### STATED GOAL
Any pictures in the records below must be left out when you repeat the lines from the line containing "What matplotlib code" through the line containing "ax.plot(T, vals, color=col, lw=2.4, solid_capstyle='butt')" exactly.

### RECORDS FOR THIS EXERCISE
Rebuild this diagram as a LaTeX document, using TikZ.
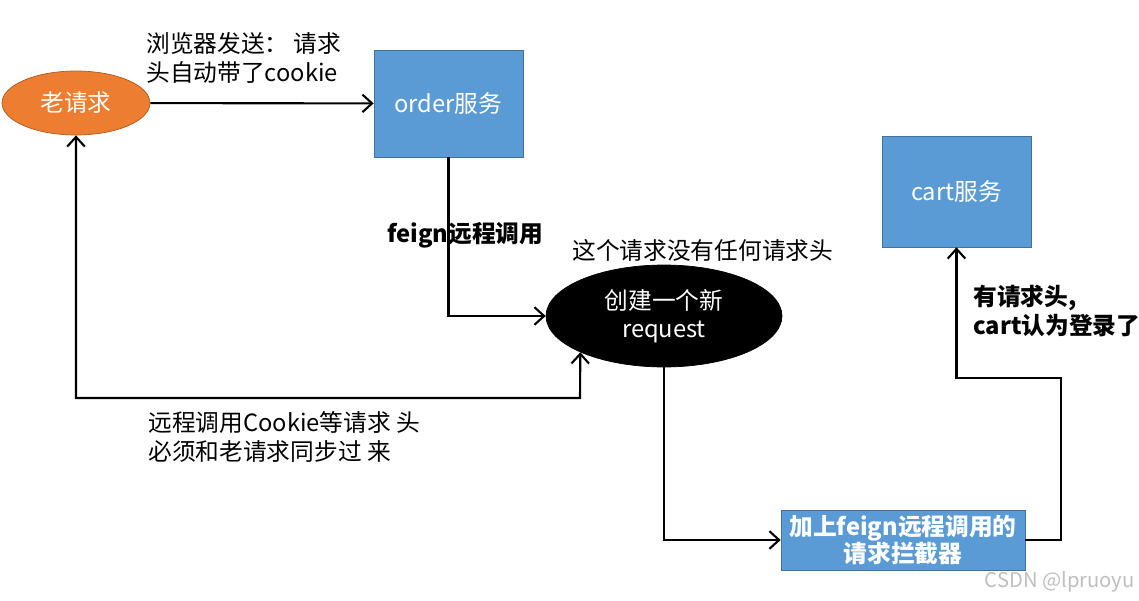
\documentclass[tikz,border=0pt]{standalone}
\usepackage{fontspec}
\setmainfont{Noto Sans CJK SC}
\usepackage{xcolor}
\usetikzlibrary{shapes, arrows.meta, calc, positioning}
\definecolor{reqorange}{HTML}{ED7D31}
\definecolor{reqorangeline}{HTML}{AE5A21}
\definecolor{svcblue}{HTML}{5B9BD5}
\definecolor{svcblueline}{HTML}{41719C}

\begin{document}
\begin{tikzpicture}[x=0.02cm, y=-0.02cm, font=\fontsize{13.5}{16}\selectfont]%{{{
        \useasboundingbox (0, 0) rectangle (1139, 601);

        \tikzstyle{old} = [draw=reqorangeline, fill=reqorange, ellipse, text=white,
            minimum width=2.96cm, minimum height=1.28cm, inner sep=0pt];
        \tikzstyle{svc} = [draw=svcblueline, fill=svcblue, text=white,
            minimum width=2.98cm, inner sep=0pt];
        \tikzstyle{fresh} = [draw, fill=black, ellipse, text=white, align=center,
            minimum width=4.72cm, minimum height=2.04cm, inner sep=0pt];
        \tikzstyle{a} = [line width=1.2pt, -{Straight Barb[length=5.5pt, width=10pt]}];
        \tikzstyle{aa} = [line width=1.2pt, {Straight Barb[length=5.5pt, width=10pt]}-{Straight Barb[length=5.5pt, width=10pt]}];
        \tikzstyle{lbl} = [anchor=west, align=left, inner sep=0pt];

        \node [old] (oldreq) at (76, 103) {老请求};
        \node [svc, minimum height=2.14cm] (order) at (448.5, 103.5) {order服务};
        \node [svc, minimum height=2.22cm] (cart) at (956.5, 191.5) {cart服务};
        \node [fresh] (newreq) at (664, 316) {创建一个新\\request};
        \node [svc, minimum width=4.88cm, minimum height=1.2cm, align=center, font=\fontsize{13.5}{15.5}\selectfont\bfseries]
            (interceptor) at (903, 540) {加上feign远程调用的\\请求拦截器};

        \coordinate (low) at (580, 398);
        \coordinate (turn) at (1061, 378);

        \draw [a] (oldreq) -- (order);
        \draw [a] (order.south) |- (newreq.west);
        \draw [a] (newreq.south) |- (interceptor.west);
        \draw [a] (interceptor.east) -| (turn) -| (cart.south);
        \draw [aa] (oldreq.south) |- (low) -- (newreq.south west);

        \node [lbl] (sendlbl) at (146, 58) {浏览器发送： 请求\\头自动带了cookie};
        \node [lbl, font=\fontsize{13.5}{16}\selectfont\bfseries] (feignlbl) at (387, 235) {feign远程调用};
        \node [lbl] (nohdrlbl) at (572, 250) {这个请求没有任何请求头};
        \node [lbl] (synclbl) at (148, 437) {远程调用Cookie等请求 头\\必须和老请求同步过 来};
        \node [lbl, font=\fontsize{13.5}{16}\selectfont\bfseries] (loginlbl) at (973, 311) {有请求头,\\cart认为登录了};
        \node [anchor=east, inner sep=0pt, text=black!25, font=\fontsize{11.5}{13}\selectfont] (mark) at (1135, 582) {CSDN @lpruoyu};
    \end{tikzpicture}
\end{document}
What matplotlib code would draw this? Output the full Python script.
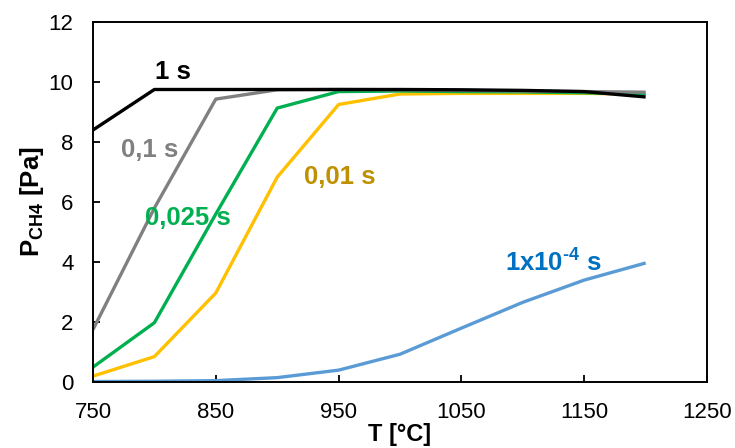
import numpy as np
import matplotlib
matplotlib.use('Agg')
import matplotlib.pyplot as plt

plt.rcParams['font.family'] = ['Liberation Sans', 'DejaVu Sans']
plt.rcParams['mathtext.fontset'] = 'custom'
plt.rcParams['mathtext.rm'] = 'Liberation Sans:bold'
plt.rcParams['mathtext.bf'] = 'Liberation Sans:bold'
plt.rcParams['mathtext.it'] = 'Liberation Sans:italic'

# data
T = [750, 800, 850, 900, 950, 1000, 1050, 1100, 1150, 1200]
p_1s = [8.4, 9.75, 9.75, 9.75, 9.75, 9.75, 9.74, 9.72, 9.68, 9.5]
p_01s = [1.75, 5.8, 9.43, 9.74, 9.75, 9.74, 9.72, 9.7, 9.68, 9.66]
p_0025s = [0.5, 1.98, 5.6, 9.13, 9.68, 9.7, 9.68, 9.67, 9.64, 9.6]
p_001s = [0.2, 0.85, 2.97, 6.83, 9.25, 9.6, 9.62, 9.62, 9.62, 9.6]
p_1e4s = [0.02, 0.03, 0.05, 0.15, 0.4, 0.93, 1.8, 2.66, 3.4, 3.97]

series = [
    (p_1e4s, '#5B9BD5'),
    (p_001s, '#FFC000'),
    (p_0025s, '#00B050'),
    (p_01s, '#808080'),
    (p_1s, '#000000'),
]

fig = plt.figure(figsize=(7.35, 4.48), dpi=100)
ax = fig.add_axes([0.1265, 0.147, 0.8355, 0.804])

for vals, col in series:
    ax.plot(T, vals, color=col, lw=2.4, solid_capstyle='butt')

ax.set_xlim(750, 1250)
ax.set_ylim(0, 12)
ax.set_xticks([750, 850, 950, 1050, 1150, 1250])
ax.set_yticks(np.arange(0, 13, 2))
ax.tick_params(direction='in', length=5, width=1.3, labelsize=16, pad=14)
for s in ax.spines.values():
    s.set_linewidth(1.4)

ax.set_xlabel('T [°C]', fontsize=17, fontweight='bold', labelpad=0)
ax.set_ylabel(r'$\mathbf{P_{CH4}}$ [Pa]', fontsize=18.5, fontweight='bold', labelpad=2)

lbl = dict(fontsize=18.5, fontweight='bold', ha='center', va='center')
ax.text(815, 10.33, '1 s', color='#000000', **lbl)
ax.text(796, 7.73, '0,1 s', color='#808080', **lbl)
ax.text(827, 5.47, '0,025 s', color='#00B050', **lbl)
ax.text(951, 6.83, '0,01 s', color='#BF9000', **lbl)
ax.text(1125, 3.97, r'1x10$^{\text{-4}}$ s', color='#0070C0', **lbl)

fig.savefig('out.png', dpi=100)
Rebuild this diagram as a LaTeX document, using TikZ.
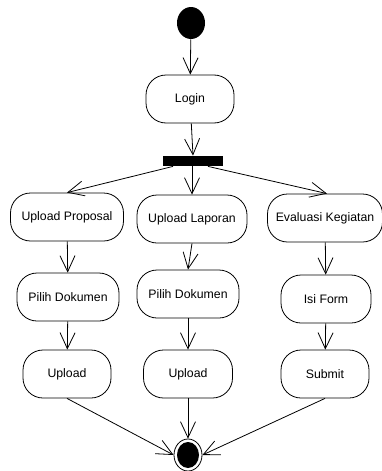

* * *

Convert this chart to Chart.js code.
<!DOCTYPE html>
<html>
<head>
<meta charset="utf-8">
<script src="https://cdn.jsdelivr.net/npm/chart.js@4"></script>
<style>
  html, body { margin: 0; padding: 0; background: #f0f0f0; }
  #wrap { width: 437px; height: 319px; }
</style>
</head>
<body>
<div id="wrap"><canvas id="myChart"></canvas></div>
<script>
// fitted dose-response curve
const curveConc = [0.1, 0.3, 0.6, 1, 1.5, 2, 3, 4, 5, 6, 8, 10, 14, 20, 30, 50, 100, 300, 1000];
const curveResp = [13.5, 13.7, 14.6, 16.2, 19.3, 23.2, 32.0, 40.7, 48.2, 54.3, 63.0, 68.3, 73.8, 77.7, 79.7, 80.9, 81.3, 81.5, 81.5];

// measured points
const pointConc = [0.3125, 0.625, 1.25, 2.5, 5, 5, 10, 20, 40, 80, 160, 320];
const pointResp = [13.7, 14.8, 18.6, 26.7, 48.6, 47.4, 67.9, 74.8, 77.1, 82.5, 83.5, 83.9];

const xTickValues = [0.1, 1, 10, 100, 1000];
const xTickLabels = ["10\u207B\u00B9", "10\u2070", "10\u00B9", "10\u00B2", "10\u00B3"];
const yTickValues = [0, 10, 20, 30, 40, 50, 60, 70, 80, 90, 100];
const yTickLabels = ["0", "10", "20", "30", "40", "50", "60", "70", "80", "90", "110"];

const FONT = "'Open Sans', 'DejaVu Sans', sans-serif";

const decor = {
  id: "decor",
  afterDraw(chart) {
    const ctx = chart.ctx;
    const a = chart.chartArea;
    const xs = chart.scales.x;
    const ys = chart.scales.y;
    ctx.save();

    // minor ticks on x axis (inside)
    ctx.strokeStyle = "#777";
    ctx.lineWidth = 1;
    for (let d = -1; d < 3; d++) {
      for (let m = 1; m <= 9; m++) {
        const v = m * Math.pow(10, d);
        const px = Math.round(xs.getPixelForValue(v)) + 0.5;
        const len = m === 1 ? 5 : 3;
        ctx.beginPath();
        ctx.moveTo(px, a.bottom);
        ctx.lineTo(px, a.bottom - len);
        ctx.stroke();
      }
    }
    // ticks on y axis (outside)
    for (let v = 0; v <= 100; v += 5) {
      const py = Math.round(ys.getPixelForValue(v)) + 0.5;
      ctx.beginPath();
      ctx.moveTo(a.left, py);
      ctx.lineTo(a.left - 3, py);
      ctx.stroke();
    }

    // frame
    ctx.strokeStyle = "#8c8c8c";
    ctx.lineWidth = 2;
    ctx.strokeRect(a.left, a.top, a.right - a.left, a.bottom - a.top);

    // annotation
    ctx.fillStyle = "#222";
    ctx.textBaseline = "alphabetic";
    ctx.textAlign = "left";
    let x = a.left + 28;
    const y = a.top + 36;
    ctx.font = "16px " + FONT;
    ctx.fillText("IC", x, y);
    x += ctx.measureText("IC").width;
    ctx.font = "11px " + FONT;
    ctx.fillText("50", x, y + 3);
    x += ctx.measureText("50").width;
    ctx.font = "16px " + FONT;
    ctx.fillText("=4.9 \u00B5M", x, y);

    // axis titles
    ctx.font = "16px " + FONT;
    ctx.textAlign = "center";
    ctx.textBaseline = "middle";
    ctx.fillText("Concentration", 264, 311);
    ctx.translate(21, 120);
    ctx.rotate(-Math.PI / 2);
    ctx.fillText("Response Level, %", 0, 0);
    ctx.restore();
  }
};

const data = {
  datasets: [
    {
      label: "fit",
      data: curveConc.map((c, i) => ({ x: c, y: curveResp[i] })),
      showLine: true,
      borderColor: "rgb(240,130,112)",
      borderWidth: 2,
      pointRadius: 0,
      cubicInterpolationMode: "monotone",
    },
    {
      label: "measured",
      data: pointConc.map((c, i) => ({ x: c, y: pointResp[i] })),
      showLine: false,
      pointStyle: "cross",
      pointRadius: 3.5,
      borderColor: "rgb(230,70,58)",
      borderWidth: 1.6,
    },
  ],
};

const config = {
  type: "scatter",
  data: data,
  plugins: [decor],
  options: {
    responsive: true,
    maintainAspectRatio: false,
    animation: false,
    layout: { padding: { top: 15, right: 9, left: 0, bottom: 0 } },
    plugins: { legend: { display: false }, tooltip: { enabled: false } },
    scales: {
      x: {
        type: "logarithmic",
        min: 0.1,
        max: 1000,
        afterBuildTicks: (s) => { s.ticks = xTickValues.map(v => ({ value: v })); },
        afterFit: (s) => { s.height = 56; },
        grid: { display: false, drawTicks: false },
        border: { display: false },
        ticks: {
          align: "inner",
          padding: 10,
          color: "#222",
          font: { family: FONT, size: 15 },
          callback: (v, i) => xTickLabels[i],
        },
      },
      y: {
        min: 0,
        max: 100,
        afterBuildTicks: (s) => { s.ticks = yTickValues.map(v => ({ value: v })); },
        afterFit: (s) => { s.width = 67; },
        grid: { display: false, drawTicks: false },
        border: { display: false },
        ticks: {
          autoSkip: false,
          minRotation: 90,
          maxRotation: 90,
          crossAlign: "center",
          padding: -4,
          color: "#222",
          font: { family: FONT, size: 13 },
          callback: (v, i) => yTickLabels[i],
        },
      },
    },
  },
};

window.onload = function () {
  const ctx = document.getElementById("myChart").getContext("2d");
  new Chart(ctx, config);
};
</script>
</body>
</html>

...

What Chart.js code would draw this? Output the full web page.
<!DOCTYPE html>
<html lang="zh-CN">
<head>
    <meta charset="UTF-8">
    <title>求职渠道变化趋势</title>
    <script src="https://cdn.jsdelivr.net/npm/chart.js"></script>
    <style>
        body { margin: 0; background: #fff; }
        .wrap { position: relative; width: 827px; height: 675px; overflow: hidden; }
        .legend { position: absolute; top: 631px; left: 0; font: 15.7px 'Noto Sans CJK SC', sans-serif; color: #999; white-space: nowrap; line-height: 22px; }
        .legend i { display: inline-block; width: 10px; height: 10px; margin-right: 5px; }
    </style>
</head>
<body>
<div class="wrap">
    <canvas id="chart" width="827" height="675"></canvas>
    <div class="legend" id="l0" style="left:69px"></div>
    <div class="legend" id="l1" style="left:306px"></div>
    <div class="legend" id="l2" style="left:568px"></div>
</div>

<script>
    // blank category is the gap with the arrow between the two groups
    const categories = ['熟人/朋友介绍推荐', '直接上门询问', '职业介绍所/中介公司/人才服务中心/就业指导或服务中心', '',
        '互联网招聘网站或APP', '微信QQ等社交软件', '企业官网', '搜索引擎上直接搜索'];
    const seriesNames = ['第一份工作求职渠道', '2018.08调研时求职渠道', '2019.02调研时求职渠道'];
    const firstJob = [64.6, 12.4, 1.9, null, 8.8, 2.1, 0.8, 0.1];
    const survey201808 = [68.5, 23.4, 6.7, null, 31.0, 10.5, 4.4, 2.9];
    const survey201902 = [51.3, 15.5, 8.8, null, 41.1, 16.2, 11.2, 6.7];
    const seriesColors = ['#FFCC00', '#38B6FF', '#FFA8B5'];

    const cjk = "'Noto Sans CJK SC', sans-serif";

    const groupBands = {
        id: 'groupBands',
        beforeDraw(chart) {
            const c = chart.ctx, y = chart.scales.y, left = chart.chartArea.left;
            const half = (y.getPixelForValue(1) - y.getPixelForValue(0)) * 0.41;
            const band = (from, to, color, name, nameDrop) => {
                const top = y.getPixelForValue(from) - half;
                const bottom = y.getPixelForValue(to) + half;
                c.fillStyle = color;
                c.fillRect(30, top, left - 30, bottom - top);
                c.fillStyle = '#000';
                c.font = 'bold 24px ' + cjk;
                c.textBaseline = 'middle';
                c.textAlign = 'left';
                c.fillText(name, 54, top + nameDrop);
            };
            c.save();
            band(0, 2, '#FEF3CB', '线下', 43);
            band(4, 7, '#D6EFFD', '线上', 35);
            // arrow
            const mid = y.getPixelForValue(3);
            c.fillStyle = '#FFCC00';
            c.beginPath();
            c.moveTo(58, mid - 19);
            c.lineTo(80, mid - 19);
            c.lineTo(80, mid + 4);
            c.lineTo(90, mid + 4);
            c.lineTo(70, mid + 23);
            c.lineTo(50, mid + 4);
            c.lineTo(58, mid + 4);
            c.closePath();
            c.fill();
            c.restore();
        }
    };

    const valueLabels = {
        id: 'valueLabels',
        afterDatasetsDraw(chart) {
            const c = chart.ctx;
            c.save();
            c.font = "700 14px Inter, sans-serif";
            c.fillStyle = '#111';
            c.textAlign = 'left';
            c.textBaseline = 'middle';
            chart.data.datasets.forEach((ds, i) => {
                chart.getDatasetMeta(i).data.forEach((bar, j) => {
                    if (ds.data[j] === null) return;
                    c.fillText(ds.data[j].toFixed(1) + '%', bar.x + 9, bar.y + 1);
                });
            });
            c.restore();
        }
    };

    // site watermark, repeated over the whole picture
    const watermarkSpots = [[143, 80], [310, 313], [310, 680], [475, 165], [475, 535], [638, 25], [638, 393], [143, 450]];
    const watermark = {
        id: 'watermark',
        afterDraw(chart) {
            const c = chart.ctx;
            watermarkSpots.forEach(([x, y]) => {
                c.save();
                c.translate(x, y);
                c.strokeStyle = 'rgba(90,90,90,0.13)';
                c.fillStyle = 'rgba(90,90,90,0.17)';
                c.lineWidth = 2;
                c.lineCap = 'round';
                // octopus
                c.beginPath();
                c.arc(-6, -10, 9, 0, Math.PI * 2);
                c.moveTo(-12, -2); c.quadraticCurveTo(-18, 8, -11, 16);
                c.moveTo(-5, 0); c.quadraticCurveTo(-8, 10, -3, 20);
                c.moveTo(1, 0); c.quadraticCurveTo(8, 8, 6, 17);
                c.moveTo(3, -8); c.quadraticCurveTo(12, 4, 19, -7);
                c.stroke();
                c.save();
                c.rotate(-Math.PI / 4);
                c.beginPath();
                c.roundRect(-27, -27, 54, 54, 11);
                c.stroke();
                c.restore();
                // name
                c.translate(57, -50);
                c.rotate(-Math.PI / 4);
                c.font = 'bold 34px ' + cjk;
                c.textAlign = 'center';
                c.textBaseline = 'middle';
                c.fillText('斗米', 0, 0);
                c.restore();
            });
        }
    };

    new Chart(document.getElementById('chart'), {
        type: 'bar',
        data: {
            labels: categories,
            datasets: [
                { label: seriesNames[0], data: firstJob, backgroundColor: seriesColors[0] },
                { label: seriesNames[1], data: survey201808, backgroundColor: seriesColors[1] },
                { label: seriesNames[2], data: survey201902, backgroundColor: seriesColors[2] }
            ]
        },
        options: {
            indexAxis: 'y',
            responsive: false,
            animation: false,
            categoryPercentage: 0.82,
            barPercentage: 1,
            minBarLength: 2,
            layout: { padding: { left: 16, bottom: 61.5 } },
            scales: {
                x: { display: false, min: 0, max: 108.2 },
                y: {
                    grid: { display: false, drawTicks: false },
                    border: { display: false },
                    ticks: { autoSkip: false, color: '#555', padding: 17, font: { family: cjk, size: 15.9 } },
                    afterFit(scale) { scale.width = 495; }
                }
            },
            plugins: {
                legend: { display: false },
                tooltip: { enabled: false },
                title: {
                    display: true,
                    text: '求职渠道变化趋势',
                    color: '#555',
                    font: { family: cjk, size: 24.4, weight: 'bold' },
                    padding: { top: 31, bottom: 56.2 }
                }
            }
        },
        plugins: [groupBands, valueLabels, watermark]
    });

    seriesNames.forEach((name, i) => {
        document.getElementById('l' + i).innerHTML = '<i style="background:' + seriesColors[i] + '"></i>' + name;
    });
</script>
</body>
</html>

### CORRECT RESULT
What matplotlib code would draw this? Output the full Python script.
import numpy as np
import matplotlib
matplotlib.use('Agg')
import matplotlib.pyplot as plt

plt.rcParams['font.family'] = ['Liberation Sans', 'DejaVu Sans']
plt.rcParams['mathtext.fontset'] = 'custom'
plt.rcParams['mathtext.rm'] = 'Liberation Sans:bold'
plt.rcParams['mathtext.bf'] = 'Liberation Sans:bold'
plt.rcParams['mathtext.it'] = 'Liberation Sans:italic'

# data
T = [750, 800, 850, 900, 950, 1000, 1050, 1100, 1150, 1200]
p_1s = [8.4, 9.75, 9.75, 9.75, 9.75, 9.75, 9.74, 9.72, 9.68, 9.5]
p_01s = [1.75, 5.8, 9.43, 9.74, 9.75, 9.74, 9.72, 9.7, 9.68, 9.66]
p_0025s = [0.5, 1.98, 5.6, 9.13, 9.68, 9.7, 9.68, 9.67, 9.64, 9.6]
p_001s = [0.2, 0.85, 2.97, 6.83, 9.25, 9.6, 9.62, 9.62, 9.62, 9.6]
p_1e4s = [0.02, 0.03, 0.05, 0.15, 0.4, 0.93, 1.8, 2.66, 3.4, 3.97]

series = [
    (p_1e4s, '#5B9BD5'),
    (p_001s, '#FFC000'),
    (p_0025s, '#00B050'),
    (p_01s, '#808080'),
    (p_1s, '#000000'),
]

fig = plt.figure(figsize=(7.35, 4.48), dpi=100)
ax = fig.add_axes([0.1265, 0.147, 0.8355, 0.804])

for vals, col in series:
    ax.plot(T, vals, color=col, lw=2.4, solid_capstyle='butt')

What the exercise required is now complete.